Given instruction: Reproduce the listing word for word, leaving every picture behind.

Material for this exercise:

====

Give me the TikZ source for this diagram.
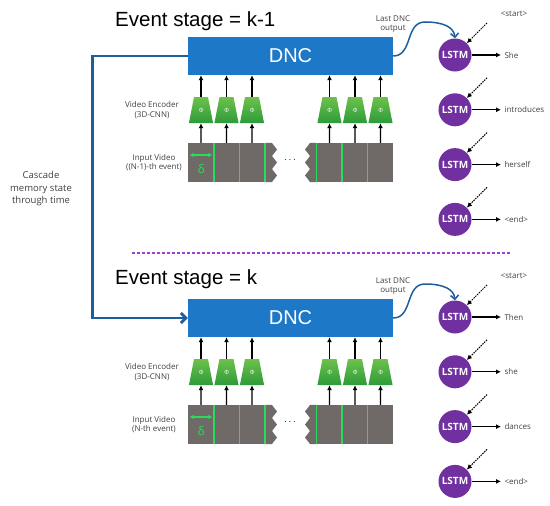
\documentclass[tikz,border=0pt]{standalone}
\usepackage{fontspec}
\setmainfont{Open Sans}
\newfontfamily\arialfont{Liberation Sans}
\usetikzlibrary{arrows.meta, shapes.geometric, calc}

\definecolor{dncblue}{HTML}{1E78C8}
\definecolor{cascblue}{HTML}{1F5E9C}
\definecolor{lstmpurple}{HTML}{7030A0}
\definecolor{framegray}{HTML}{6F6A67}
\definecolor{framegreen}{HTML}{2BDC5A}
\definecolor{enctop}{HTML}{6CC24A}
\definecolor{encbottom}{HTML}{2E9B3A}
\definecolor{labelgray}{HTML}{404040}
\definecolor{divpurple}{HTML}{A040D0}

\begin{document}
\begin{tikzpicture}[x=1pt, y=-1pt,
  dnc/.style={fill=dncblue, minimum width=205pt, minimum height=38pt, inner sep=0pt,
    text=white, font=\arialfont\fontsize{20}{24}\selectfont},
  enc/.style={trapezium, trapezium angle=79, inner xsep=4.75pt, inner ysep=11pt,
    text width=4.5pt, text height=4pt, text depth=0pt, align=center,
    top color=enctop, bottom color=encbottom, text=white, font=\fontsize{6}{6}\selectfont},
  frame/.style={fill=framegray, minimum width=25.5pt, minimum height=39pt, inner sep=0pt},
  lstm/.style={circle, fill=lstmpurple, minimum size=33pt, inner sep=0pt, text=white,
    font=\bfseries\fontsize{10}{12}\selectfont},
  small/.style={text=labelgray, font=\fontsize{8}{9.5}\selectfont, align=center},
  arr/.style={-{Latex[length=5pt,width=5pt]}, line width=1.3pt},
  dotarr/.style={arr, line width=1pt, dash pattern=on 1.5pt off 1pt},
  vline/.style={draw=framegreen, line width=1.5pt},
  cascade/.style={draw=cascblue, line width=2.8pt, -{Straight Barb[length=5pt,width=10pt]}},
  curvearr/.style={draw=cascblue, line width=1.5pt, -{Straight Barb[length=4pt,width=8pt]}}]
\useasboundingbox (0,0) rectangle (550,506);

\foreach \s/\dy/\tb/\ttl/\ev/\words in {1/0/27/k-1/(N-1)/{She,introduces,herself,<end>},
                                          2/262/22/k/N/{Then,she,dances,<end>}}{
\begin{scope}[yshift=-\dy pt]
  \node[anchor=base west, inner sep=0pt, font=\arialfont\fontsize{20.5}{24}\selectfont]
    (title\s) at (115,\tb) {Event stage = \ttl};
  \node[dnc] (dnc\s) at (290.5,56) {DNC};

  % video frames and encoders
  \foreach \x [count=\i] in {201,226.5,252,329.5,355,380.5}{
    \node[frame] (f\s\i) at (\x,162.5) {};
    \node[enc] (e\s\i) at (\x,110) {Φ};
    \draw[arr] (f\s\i.north) -- (e\s\i.south);
    \draw[arr] (e\s\i.north) -- (e\s\i.north |- dnc\s.south);
  }
  \fill[framegray] (f\s3.north east) -- (272,143) -- (277,149.5) -- (272,156) -- (277,162.5)
    -- (272,169) -- (277,175.5) -- (272,182) -- (f\s3.south east) -- cycle;
  \fill[framegray] (f\s4.north west) -- (310,143) -- (305,149.5) -- (310,156) -- (305,162.5)
    -- (310,169) -- (305,175.5) -- (310,182) -- (f\s4.south west) -- cycle;
  \foreach \i/\a in {1/east,2/east,3/east,4/west,5/west,6/west}
    \draw[vline] (f\s\i.north \a) -- (f\s\i.south \a);
  \node (dots\s) at (290,160) {$\cdots$};
  \draw[framegreen, line width=1.2pt, {Latex[length=4pt,width=4.5pt]}-{Latex[length=4pt,width=4.5pt]}]
    ([shift={(1.5,-7.5)}]f\s1.west) -- ([shift={(-1.5,-7.5)}]f\s1.east);
  \node[text=framegreen, font=\fontsize{12}{12}\selectfont] (delta\s) at (201,169) {δ};

  \node[small] (encl\s) at (152,110) {Video Encoder\\(3D-CNN)};
  \node[small] (vidl\s) at (154,162.5) {Input Video\\(\ev-th event)};
  \node[small] (last\s) at (393,24) {Last DNC\\output};
  \node[small] (start\s) at (514,14) {<start>};

  % decoder
  \foreach \word [count=\i] in \words{
    \node[lstm] (l\s\i) at (455,{55+54.8*(\i-1)}) {LSTM};
    \node[small, anchor=west] (w\s\i) at (501,{55+54.8*(\i-1)}) {\word};
    \draw[arr] (l\s\i.east) -- (w\s\i.west);
    \coordinate (d\s\i) at (487,{23+54.8*(\i-1)});
    \draw[dotarr] (d\s\i) -- (l\s\i.45);
  }
  \draw[curvearr] (dnc\s.east) .. controls (413,56) and (405,22) .. (425,22)
    .. controls (443,22) and (454,27) .. (l\s1.north);
\end{scope}}

\draw[cascade] (dnc1.west) -- ++(-95,0) |- (dnc2.west);
\node[small, font=\fontsize{9.5}{12.5}\selectfont] (casc) at (41,189) {Cascade\\memory state\\through time};
\draw[divpurple, line width=1.3pt, dash pattern=on 3pt off 2pt] (132,253) -- (510,253);
\end{tikzpicture}
\end{document}
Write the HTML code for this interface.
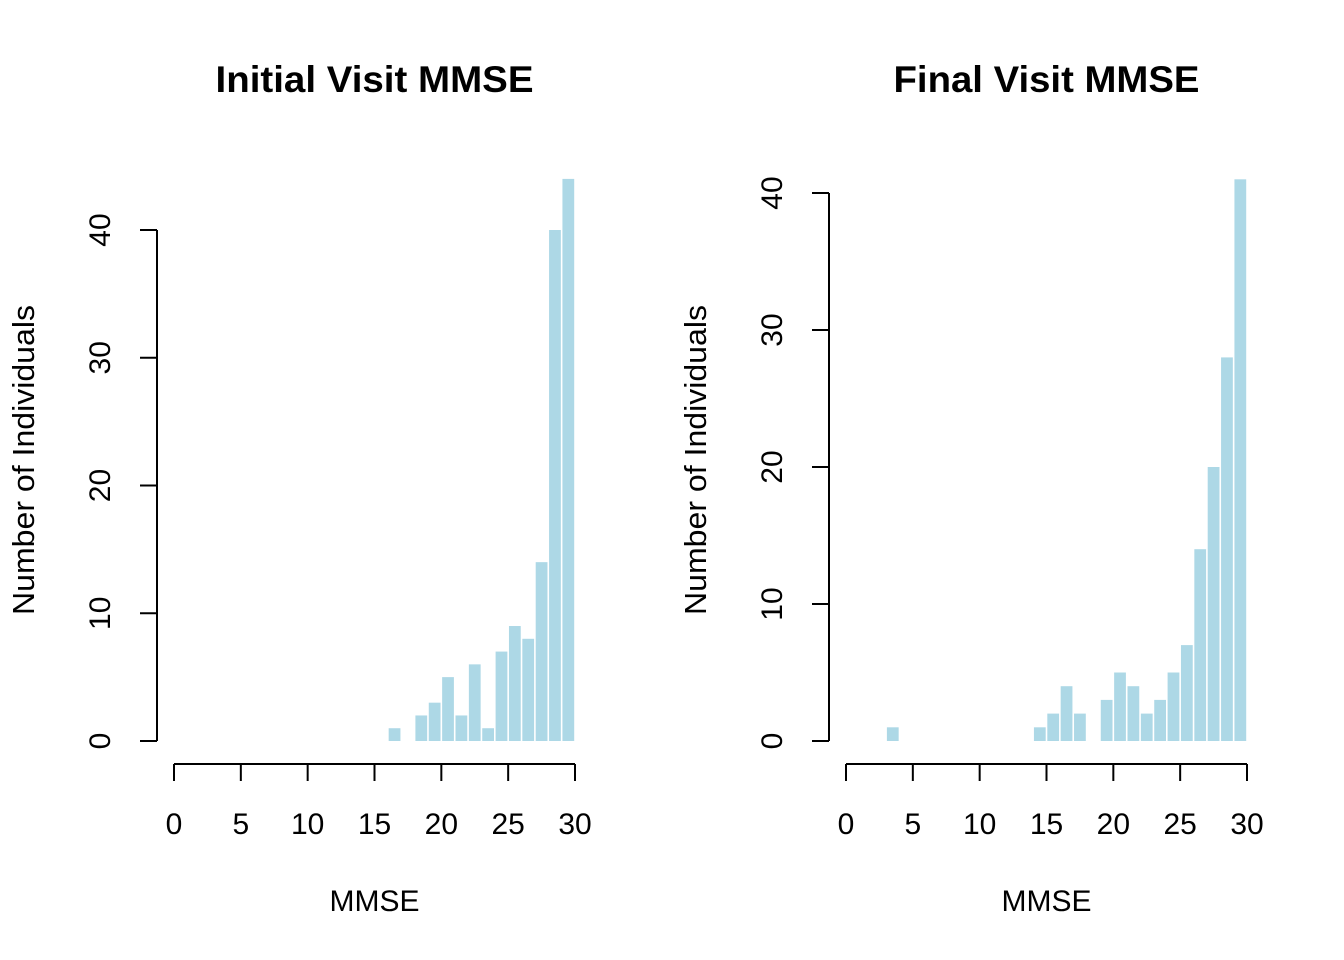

====

Solution to this exercise:
Give me the TikZ source for this diagram.
\documentclass[tikz,border=0pt]{standalone}
\usepackage{fontspec}
\setmainfont{Open Sans}
\newfontfamily\arialfont{Liberation Sans}
\usetikzlibrary{arrows.meta, shapes.geometric, calc}

\definecolor{dncblue}{HTML}{1E78C8}
\definecolor{cascblue}{HTML}{1F5E9C}
\definecolor{lstmpurple}{HTML}{7030A0}
\definecolor{framegray}{HTML}{6F6A67}
\definecolor{framegreen}{HTML}{2BDC5A}
\definecolor{enctop}{HTML}{6CC24A}
\definecolor{encbottom}{HTML}{2E9B3A}
\definecolor{labelgray}{HTML}{404040}
\definecolor{divpurple}{HTML}{A040D0}

\begin{document}
\begin{tikzpicture}[x=1pt, y=-1pt,
  dnc/.style={fill=dncblue, minimum width=205pt, minimum height=38pt, inner sep=0pt,
    text=white, font=\arialfont\fontsize{20}{24}\selectfont},
  enc/.style={trapezium, trapezium angle=79, inner xsep=4.75pt, inner ysep=11pt,
    text width=4.5pt, text height=4pt, text depth=0pt, align=center,
    top color=enctop, bottom color=encbottom, text=white, font=\fontsize{6}{6}\selectfont},
  frame/.style={fill=framegray, minimum width=25.5pt, minimum height=39pt, inner sep=0pt},
  lstm/.style={circle, fill=lstmpurple, minimum size=33pt, inner sep=0pt, text=white,
    font=\bfseries\fontsize{10}{12}\selectfont},
  small/.style={text=labelgray, font=\fontsize{8}{9.5}\selectfont, align=center},
  arr/.style={-{Latex[length=5pt,width=5pt]}, line width=1.3pt},
  dotarr/.style={arr, line width=1pt, dash pattern=on 1.5pt off 1pt},
  vline/.style={draw=framegreen, line width=1.5pt},
  cascade/.style={draw=cascblue, line width=2.8pt, -{Straight Barb[length=5pt,width=10pt]}},
  curvearr/.style={draw=cascblue, line width=1.5pt, -{Straight Barb[length=4pt,width=8pt]}}]
\useasboundingbox (0,0) rectangle (550,506);

\foreach \s/\dy/\tb/\ttl/\ev/\words in {1/0/27/k-1/(N-1)/{She,introduces,herself,<end>},
                                          2/262/22/k/N/{Then,she,dances,<end>}}{
\begin{scope}[yshift=-\dy pt]
  \node[anchor=base west, inner sep=0pt, font=\arialfont\fontsize{20.5}{24}\selectfont]
    (title\s) at (115,\tb) {Event stage = \ttl};
  \node[dnc] (dnc\s) at (290.5,56) {DNC};

  % video frames and encoders
  \foreach \x [count=\i] in {201,226.5,252,329.5,355,380.5}{
    \node[frame] (f\s\i) at (\x,162.5) {};
    \node[enc] (e\s\i) at (\x,110) {Φ};
    \draw[arr] (f\s\i.north) -- (e\s\i.south);
    \draw[arr] (e\s\i.north) -- (e\s\i.north |- dnc\s.south);
  }
  \fill[framegray] (f\s3.north east) -- (272,143) -- (277,149.5) -- (272,156) -- (277,162.5)
    -- (272,169) -- (277,175.5) -- (272,182) -- (f\s3.south east) -- cycle;
  \fill[framegray] (f\s4.north west) -- (310,143) -- (305,149.5) -- (310,156) -- (305,162.5)
    -- (310,169) -- (305,175.5) -- (310,182) -- (f\s4.south west) -- cycle;
  \foreach \i/\a in {1/east,2/east,3/east,4/west,5/west,6/west}
    \draw[vline] (f\s\i.north \a) -- (f\s\i.south \a);
  \node (dots\s) at (290,160) {$\cdots$};
  \draw[framegreen, line width=1.2pt, {Latex[length=4pt,width=4.5pt]}-{Latex[length=4pt,width=4.5pt]}]
    ([shift={(1.5,-7.5)}]f\s1.west) -- ([shift={(-1.5,-7.5)}]f\s1.east);
  \node[text=framegreen, font=\fontsize{12}{12}\selectfont] (delta\s) at (201,169) {δ};

  \node[small] (encl\s) at (152,110) {Video Encoder\\(3D-CNN)};
  \node[small] (vidl\s) at (154,162.5) {Input Video\\(\ev-th event)};
  \node[small] (last\s) at (393,24) {Last DNC\\output};
  \node[small] (start\s) at (514,14) {<start>};

  % decoder
  \foreach \word [count=\i] in \words{
    \node[lstm] (l\s\i) at (455,{55+54.8*(\i-1)}) {LSTM};
    \node[small, anchor=west] (w\s\i) at (501,{55+54.8*(\i-1)}) {\word};
    \draw[arr] (l\s\i.east) -- (w\s\i.west);
    \coordinate (d\s\i) at (487,{23+54.8*(\i-1)});
    \draw[dotarr] (d\s\i) -- (l\s\i.45);
  }
  \draw[curvearr] (dnc\s.east) .. controls (413,56) and (405,22) .. (425,22)
    .. controls (443,22) and (454,27) .. (l\s1.north);
\end{scope}}

\draw[cascade] (dnc1.west) -- ++(-95,0) |- (dnc2.west);
\node[small, font=\fontsize{9.5}{12.5}\selectfont] (casc) at (41,189) {Cascade\\memory state\\through time};
\draw[divpurple, line width=1.3pt, dash pattern=on 3pt off 2pt] (132,253) -- (510,253);
\end{tikzpicture}
\end{document}
Write the HTML code for this interface.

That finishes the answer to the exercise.